Material provided —
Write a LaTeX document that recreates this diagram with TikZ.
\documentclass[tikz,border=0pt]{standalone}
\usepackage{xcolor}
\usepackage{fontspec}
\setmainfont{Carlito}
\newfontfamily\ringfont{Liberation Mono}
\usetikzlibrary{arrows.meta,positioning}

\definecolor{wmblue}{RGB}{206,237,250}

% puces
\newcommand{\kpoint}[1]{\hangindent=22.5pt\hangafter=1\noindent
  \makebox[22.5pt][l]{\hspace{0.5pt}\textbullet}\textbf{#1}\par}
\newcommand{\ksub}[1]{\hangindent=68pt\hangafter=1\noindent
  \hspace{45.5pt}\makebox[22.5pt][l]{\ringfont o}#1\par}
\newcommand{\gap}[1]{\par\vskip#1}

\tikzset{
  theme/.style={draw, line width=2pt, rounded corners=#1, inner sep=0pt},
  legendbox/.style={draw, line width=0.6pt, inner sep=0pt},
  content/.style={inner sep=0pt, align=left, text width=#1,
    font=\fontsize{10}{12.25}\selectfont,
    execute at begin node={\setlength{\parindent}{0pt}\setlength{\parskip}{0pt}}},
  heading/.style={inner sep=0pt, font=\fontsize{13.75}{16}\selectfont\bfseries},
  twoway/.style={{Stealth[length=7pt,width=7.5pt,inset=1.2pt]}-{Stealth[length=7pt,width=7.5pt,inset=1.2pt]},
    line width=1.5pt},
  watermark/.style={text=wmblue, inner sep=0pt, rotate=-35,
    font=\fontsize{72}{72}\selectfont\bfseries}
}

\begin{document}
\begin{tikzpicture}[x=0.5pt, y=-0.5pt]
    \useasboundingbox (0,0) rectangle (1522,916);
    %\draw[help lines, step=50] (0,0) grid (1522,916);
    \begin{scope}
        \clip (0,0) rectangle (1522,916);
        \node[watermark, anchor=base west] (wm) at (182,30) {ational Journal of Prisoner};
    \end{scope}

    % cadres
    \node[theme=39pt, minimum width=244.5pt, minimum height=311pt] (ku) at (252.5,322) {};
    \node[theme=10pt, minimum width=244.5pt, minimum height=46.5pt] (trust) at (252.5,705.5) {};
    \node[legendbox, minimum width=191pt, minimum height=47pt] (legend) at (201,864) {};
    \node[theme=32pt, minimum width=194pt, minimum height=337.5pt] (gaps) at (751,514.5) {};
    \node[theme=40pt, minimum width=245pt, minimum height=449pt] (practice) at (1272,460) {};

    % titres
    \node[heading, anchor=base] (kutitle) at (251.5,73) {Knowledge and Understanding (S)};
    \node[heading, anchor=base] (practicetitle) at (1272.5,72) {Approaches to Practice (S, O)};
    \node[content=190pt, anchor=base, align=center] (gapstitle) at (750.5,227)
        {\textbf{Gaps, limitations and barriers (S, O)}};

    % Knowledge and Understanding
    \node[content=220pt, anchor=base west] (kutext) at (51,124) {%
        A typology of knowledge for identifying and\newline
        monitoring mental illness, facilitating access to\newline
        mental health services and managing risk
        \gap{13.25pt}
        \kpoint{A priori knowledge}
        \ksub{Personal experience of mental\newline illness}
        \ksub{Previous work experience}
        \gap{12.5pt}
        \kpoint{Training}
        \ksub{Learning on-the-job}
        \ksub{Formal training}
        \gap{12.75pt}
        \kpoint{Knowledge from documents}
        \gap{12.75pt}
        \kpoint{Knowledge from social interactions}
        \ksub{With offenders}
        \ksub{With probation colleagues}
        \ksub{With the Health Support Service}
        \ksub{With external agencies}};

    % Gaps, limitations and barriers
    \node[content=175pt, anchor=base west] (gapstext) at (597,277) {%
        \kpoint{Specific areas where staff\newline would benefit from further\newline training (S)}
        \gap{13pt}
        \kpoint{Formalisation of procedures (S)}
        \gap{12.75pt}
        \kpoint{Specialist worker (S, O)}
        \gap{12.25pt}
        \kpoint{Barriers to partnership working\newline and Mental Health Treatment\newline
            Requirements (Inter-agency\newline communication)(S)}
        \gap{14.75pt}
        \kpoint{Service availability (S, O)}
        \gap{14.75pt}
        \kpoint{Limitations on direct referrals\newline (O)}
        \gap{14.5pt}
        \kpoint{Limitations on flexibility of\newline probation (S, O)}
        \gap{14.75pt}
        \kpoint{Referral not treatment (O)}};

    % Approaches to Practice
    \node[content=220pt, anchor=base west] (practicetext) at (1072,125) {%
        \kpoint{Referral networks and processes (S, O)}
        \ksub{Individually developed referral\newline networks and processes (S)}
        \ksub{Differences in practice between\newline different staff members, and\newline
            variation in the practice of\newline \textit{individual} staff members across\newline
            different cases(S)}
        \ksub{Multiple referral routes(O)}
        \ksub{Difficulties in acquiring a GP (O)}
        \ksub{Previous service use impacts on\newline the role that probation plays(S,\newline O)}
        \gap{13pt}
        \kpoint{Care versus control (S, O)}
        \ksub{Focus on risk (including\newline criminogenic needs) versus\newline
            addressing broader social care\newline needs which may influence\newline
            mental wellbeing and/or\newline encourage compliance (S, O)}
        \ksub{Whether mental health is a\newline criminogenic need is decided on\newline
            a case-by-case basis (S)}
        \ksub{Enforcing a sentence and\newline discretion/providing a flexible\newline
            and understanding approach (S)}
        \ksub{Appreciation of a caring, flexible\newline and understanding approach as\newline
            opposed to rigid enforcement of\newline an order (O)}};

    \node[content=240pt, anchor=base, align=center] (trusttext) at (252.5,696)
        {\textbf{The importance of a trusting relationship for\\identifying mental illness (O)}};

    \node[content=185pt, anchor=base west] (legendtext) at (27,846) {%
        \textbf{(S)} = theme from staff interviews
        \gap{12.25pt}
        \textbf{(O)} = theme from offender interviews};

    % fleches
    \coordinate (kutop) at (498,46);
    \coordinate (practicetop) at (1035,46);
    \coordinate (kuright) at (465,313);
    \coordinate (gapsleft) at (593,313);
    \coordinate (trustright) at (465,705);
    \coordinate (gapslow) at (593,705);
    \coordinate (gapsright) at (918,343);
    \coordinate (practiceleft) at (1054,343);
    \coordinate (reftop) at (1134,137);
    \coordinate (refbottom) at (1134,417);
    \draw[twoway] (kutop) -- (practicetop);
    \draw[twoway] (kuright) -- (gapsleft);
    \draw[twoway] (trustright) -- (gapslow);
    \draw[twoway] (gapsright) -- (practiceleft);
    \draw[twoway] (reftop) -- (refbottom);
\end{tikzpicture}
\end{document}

What is needed — Output every line above without altering anything.

The response —
Write a LaTeX document that recreates this diagram with TikZ.
\documentclass[tikz,border=0pt]{standalone}
\usepackage{xcolor}
\usepackage{fontspec}
\setmainfont{Carlito}
\newfontfamily\ringfont{Liberation Mono}
\usetikzlibrary{arrows.meta,positioning}

\definecolor{wmblue}{RGB}{206,237,250}

% puces
\newcommand{\kpoint}[1]{\hangindent=22.5pt\hangafter=1\noindent
  \makebox[22.5pt][l]{\hspace{0.5pt}\textbullet}\textbf{#1}\par}
\newcommand{\ksub}[1]{\hangindent=68pt\hangafter=1\noindent
  \hspace{45.5pt}\makebox[22.5pt][l]{\ringfont o}#1\par}
\newcommand{\gap}[1]{\par\vskip#1}

\tikzset{
  theme/.style={draw, line width=2pt, rounded corners=#1, inner sep=0pt},
  legendbox/.style={draw, line width=0.6pt, inner sep=0pt},
  content/.style={inner sep=0pt, align=left, text width=#1,
    font=\fontsize{10}{12.25}\selectfont,
    execute at begin node={\setlength{\parindent}{0pt}\setlength{\parskip}{0pt}}},
  heading/.style={inner sep=0pt, font=\fontsize{13.75}{16}\selectfont\bfseries},
  twoway/.style={{Stealth[length=7pt,width=7.5pt,inset=1.2pt]}-{Stealth[length=7pt,width=7.5pt,inset=1.2pt]},
    line width=1.5pt},
  watermark/.style={text=wmblue, inner sep=0pt, rotate=-35,
    font=\fontsize{72}{72}\selectfont\bfseries}
}

\begin{document}
\begin{tikzpicture}[x=0.5pt, y=-0.5pt]
    \useasboundingbox (0,0) rectangle (1522,916);
    %\draw[help lines, step=50] (0,0) grid (1522,916);
    \begin{scope}
        \clip (0,0) rectangle (1522,916);
        \node[watermark, anchor=base west] (wm) at (182,30) {ational Journal of Prisoner};
    \end{scope}

    % cadres
    \node[theme=39pt, minimum width=244.5pt, minimum height=311pt] (ku) at (252.5,322) {};
    \node[theme=10pt, minimum width=244.5pt, minimum height=46.5pt] (trust) at (252.5,705.5) {};
    \node[legendbox, minimum width=191pt, minimum height=47pt] (legend) at (201,864) {};
    \node[theme=32pt, minimum width=194pt, minimum height=337.5pt] (gaps) at (751,514.5) {};
    \node[theme=40pt, minimum width=245pt, minimum height=449pt] (practice) at (1272,460) {};

    % titres
    \node[heading, anchor=base] (kutitle) at (251.5,73) {Knowledge and Understanding (S)};
    \node[heading, anchor=base] (practicetitle) at (1272.5,72) {Approaches to Practice (S, O)};
    \node[content=190pt, anchor=base, align=center] (gapstitle) at (750.5,227)
        {\textbf{Gaps, limitations and barriers (S, O)}};

    % Knowledge and Understanding
    \node[content=220pt, anchor=base west] (kutext) at (51,124) {%
        A typology of knowledge for identifying and\newline
        monitoring mental illness, facilitating access to\newline
        mental health services and managing risk
        \gap{13.25pt}
        \kpoint{A priori knowledge}
        \ksub{Personal experience of mental\newline illness}
        \ksub{Previous work experience}
        \gap{12.5pt}
        \kpoint{Training}
        \ksub{Learning on-the-job}
        \ksub{Formal training}
        \gap{12.75pt}
        \kpoint{Knowledge from documents}
        \gap{12.75pt}
        \kpoint{Knowledge from social interactions}
        \ksub{With offenders}
        \ksub{With probation colleagues}
        \ksub{With the Health Support Service}
        \ksub{With external agencies}};

    % Gaps, limitations and barriers
    \node[content=175pt, anchor=base west] (gapstext) at (597,277) {%
        \kpoint{Specific areas where staff\newline would benefit from further\newline training (S)}
        \gap{13pt}
        \kpoint{Formalisation of procedures (S)}
        \gap{12.75pt}
        \kpoint{Specialist worker (S, O)}
        \gap{12.25pt}
        \kpoint{Barriers to partnership working\newline and Mental Health Treatment\newline
            Requirements (Inter-agency\newline communication)(S)}
        \gap{14.75pt}
        \kpoint{Service availability (S, O)}
        \gap{14.75pt}
        \kpoint{Limitations on direct referrals\newline (O)}
        \gap{14.5pt}
        \kpoint{Limitations on flexibility of\newline probation (S, O)}
        \gap{14.75pt}
        \kpoint{Referral not treatment (O)}};

    % Approaches to Practice
    \node[content=220pt, anchor=base west] (practicetext) at (1072,125) {%
        \kpoint{Referral networks and processes (S, O)}
        \ksub{Individually developed referral\newline networks and processes (S)}
        \ksub{Differences in practice between\newline different staff members, and\newline
            variation in the practice of\newline \textit{individual} staff members across\newline
            different cases(S)}
        \ksub{Multiple referral routes(O)}
        \ksub{Difficulties in acquiring a GP (O)}
        \ksub{Previous service use impacts on\newline the role that probation plays(S,\newline O)}
        \gap{13pt}
        \kpoint{Care versus control (S, O)}
        \ksub{Focus on risk (including\newline criminogenic needs) versus\newline
            addressing broader social care\newline needs which may influence\newline
            mental wellbeing and/or\newline encourage compliance (S, O)}
        \ksub{Whether mental health is a\newline criminogenic need is decided on\newline
            a case-by-case basis (S)}
        \ksub{Enforcing a sentence and\newline discretion/providing a flexible\newline
            and understanding approach (S)}
        \ksub{Appreciation of a caring, flexible\newline and understanding approach as\newline
            opposed to rigid enforcement of\newline an order (O)}};

    \node[content=240pt, anchor=base, align=center] (trusttext) at (252.5,696)
        {\textbf{The importance of a trusting relationship for\\identifying mental illness (O)}};

    \node[content=185pt, anchor=base west] (legendtext) at (27,846) {%
        \textbf{(S)} = theme from staff interviews
        \gap{12.25pt}
        \textbf{(O)} = theme from offender interviews};

    % fleches
    \coordinate (kutop) at (498,46);
    \coordinate (practicetop) at (1035,46);
    \coordinate (kuright) at (465,313);
    \coordinate (gapsleft) at (593,313);
    \coordinate (trustright) at (465,705);
    \coordinate (gapslow) at (593,705);
    \coordinate (gapsright) at (918,343);
    \coordinate (practiceleft) at (1054,343);
    \coordinate (reftop) at (1134,137);
    \coordinate (refbottom) at (1134,417);
    \draw[twoway] (kutop) -- (practicetop);
    \draw[twoway] (kuright) -- (gapsleft);
    \draw[twoway] (trustright) -- (gapslow);
    \draw[twoway] (gapsright) -- (practiceleft);
    \draw[twoway] (reftop) -- (refbottom);
\end{tikzpicture}
\end{document}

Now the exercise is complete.